Cette dernière ne peut donc pas se prévaloir d'un achèvement de la mission de son premier avocat à l'issue de la procédure judiciaire ayant donné lieu au jugement du 24 mars 2014.
Le point de départ du délai de prescription doit être fixé à la date de cessation définitive de sa mission par Me [I] le 17 octobre 2012. Ce délai a expiré le 17 octobre 2017. En l'absence d'acte interruptif, la prescription était acquise au jour de l'assignation délivrée le 18 mars 2019 par Mme [E] à l'encontre de Me [I]. Cette action est irrecevable. La décision du tribunal l'ayant reçue sera infirmée.
Sur les demandes accessoires
Le jugement sera infirmé en ses dispositions sur les dépens et les frais de procédure.
Partie perdante, Mme [E] sera condamnée aux dépens de première instance et d'appel, avec bénéfice de distraction pour la procédure d'appel au profit de l'avocat de l'appelante qui en a fait la demande.
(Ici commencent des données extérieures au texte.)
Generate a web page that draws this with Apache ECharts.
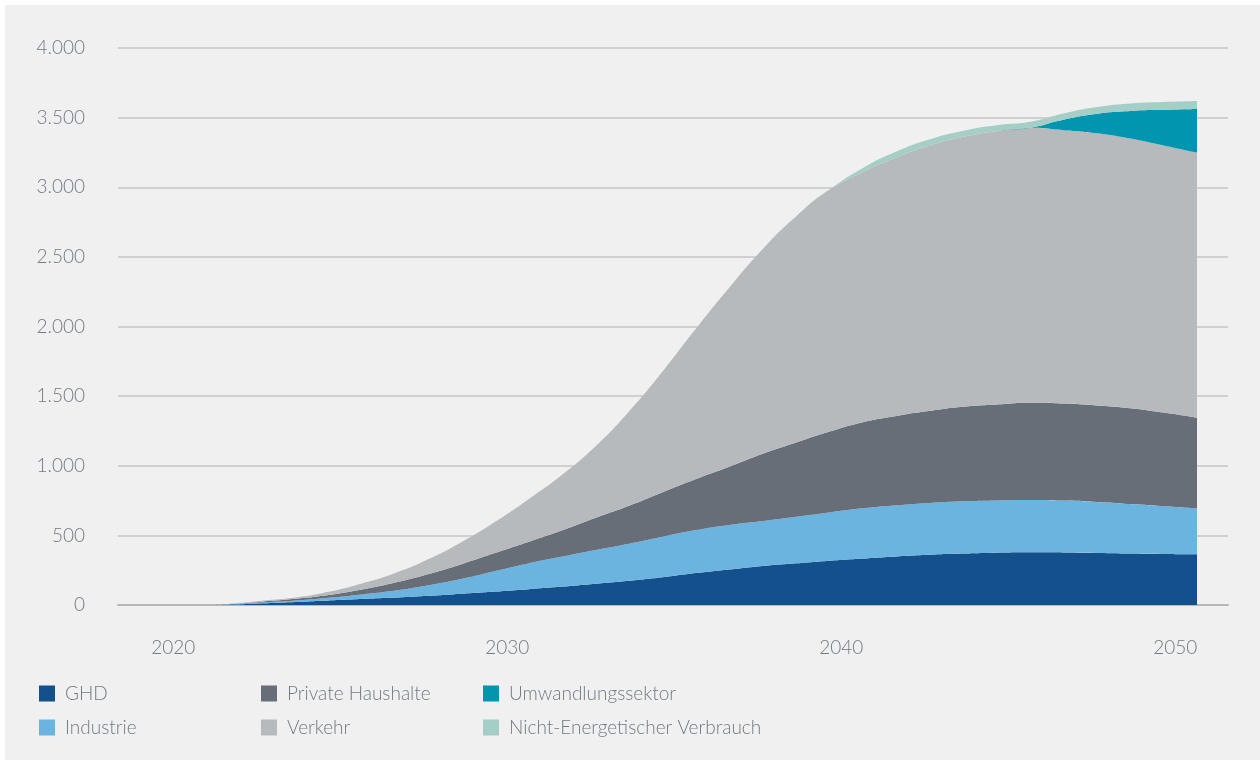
<!DOCTYPE html>
<html>
<head>
<meta charset="utf-8">
<script src="https://cdn.jsdelivr.net/npm/echarts@6/dist/echarts.min.js"></script>
<style>
  html, body { margin:0; padding:0; width:1260px; height:762px; background:#ffffff; overflow:hidden; }
  #bg { position:absolute; left:5px; top:5px; right:0; bottom:2px; background:#f0f0f0; }
  #chart { position:absolute; left:0; top:0; width:1260px; height:762px; }
</style>
</head>
<body>
<div id="bg"></div>
<div id="chart"></div>
<script>
// ---- data ----
const years = [2018,2019,2020,2021,2022,2023,2024,2025,2026,2027,2028,2029,2030,2031,2032,2033,2034,2035,2036,2037,2038,2039,2040,2041,2042,2043,2044,2045,2046,2047,2048,2049,2050];
const ghd          = [0,0,0,2,12,22,33,43,53,66,81,97,114,132,153,175,200,229,255,280,299,318,334,349,361,369,375,378,377,374,370,367,364];
const industrie    = [0,0,0,2,6,10,19,33,51,76,107,147,186,216,242,265,290,309,320,323,335,347,360,367,372,376,376,376,373,366,355,343,330];
const haushalte    = [0,0,0,2,6,12,20,36,58,81,107,131,155,189,232,273,320,367,418,483,533,581,619,642,662,679,689,699,697,693,688,672,651];
const verkehr      = [0,0,0,2,6,9,23,43,68,107,160,225,307,400,515,679,867,1080,1287,1470,1624,1737,1797,1856,1904,1938,1963,1974,1963,1955,1937,1918,1903];
const umwandlung   = [0,0,0,0,0,0,0,0,0,0,0,0,0,0,0,0,0,0,0,0,0,0,0,0,0,0,0,0,75,140,198,256,314];
const nichtEnerg   = [0,0,0,0,0,0,0,0,0,0,0,0,0,0,0,0,0,0,0,0,0,0,28,42,45,44,43,43,45,48,54,56,57];
const seriesNames  = ['GHD','Industrie','Private Haushalte','Verkehr','Umwandlungssektor','Nicht-Energetischer Verbrauch'];
const xTickLabels  = ['2020','2030','2040','2050'];

const colors = ['#14508c','#6cb4e0','#676e78','#b7babd','#0096b0','#a5cfc6'];
const seriesData = [ghd, industrie, haushalte, verkehr, umwandlung, nichtEnerg];

// label positions on the year scale (labels sit 0.65 years before the data year)
const labelPos = [2019.35, 2029.35, 2039.35, 2049.35];

function fmtDE(v){
  return String(v).replace(/\B(?=(\d{3})+(?!\d))/g, '.');
}

const FONT = 'Lato';
const TXT = '#737a82';

const chart = echarts.init(document.getElementById('chart'), null, {renderer:'canvas'});
const legendBase = {
  orient:'vertical', icon:'rect', itemWidth:16, itemHeight:16, itemGap:15,
  selectedMode:false,
  textStyle:{ fontFamily:FONT, fontWeight:300, fontSize:19, color:TXT, padding:[0,0,0,5] }
};
chart.setOption({
  animation:false,
  backgroundColor:'transparent',
  color: colors,
  grid:{ left:118, right:32, top:48, bottom:157, containLabel:false },
  legend:[
    Object.assign({}, legendBase, { left:34, top:679, data:[seriesNames[0], seriesNames[1]] }),
    Object.assign({}, legendBase, { left:256, top:679, data:[seriesNames[2], seriesNames[3]] }),
    Object.assign({}, legendBase, { left:478, top:679, data:[seriesNames[4], seriesNames[5]] })
  ],
  xAxis:{
    type:'value', min:2017.695, max:2050.928,
    axisLine:{ show:true, lineStyle:{ color:'#b5b8bb', width:2 } },
    axisTick:{ show:false },
    splitLine:{ show:false },
    axisLabel:{
      customValues: labelPos,
      formatter:(v)=>{ const i = labelPos.findIndex(p=>Math.abs(p-v)<0.01); return i>=0 ? xTickLabels[i] : ''; },
      fontFamily:FONT, fontWeight:300, fontSize:19, color:TXT, margin:33
    }
  },
  yAxis:{
    type:'value', min:0, max:4000, interval:500,
    axisLine:{ show:false }, axisTick:{ show:false },
    splitLine:{ show:true, lineStyle:{ color:'#c6c6c6', width:1.5 } },
    axisLabel:{ formatter:(v)=>fmtDE(v), fontFamily:FONT, fontWeight:300, fontSize:19, color:TXT, margin:33 }
  },
  series: seriesNames.map((name, i)=>({
    name, type:'line', stack:'total', smooth:0.5, showSymbol:false, symbol:'none',
    lineStyle:{ width:0 },
    areaStyle:{ color: colors[i], opacity:1 },
    itemStyle:{ color: colors[i] },
    // value first so that the stack is applied to the value (y) dimension
    encode:{ x:1, y:0 },
    data: years.map((y, k)=>[seriesData[i][k], y])
  }))
});
</script>
</body>
</html>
Il n'est pas inéquitable de la condamner également à payer à Me [I] la somme de 3 000 euros au titre de ses frais non compris dans les dépens.
PAR CES MOTIFS
La cour, statuant par arrêt contradictoire, rendu publiquement par mise à disposition au greffe :
Infirme le jugement entrepris en toutes ses dispositions,
Statuant à nouveau et y ajoutant,
Déclare Mme [Z] [E] irrecevable en son action pour cause de prescription,
Condamne Mme [Z] [E] à payer à Me [P] [I] la somme de 3 000 euros sur le fondement de l'article 700 du code de procédure civile,
Condamne Mme [Z] [E] aux dépens de première instance et d'appel, avec bénéfice de distraction pour la procédure d'appel au profit de la Selarl Damc prise en la personne de Me Marc Absire, avocat, en application de l'article 699 du code de procédure civile.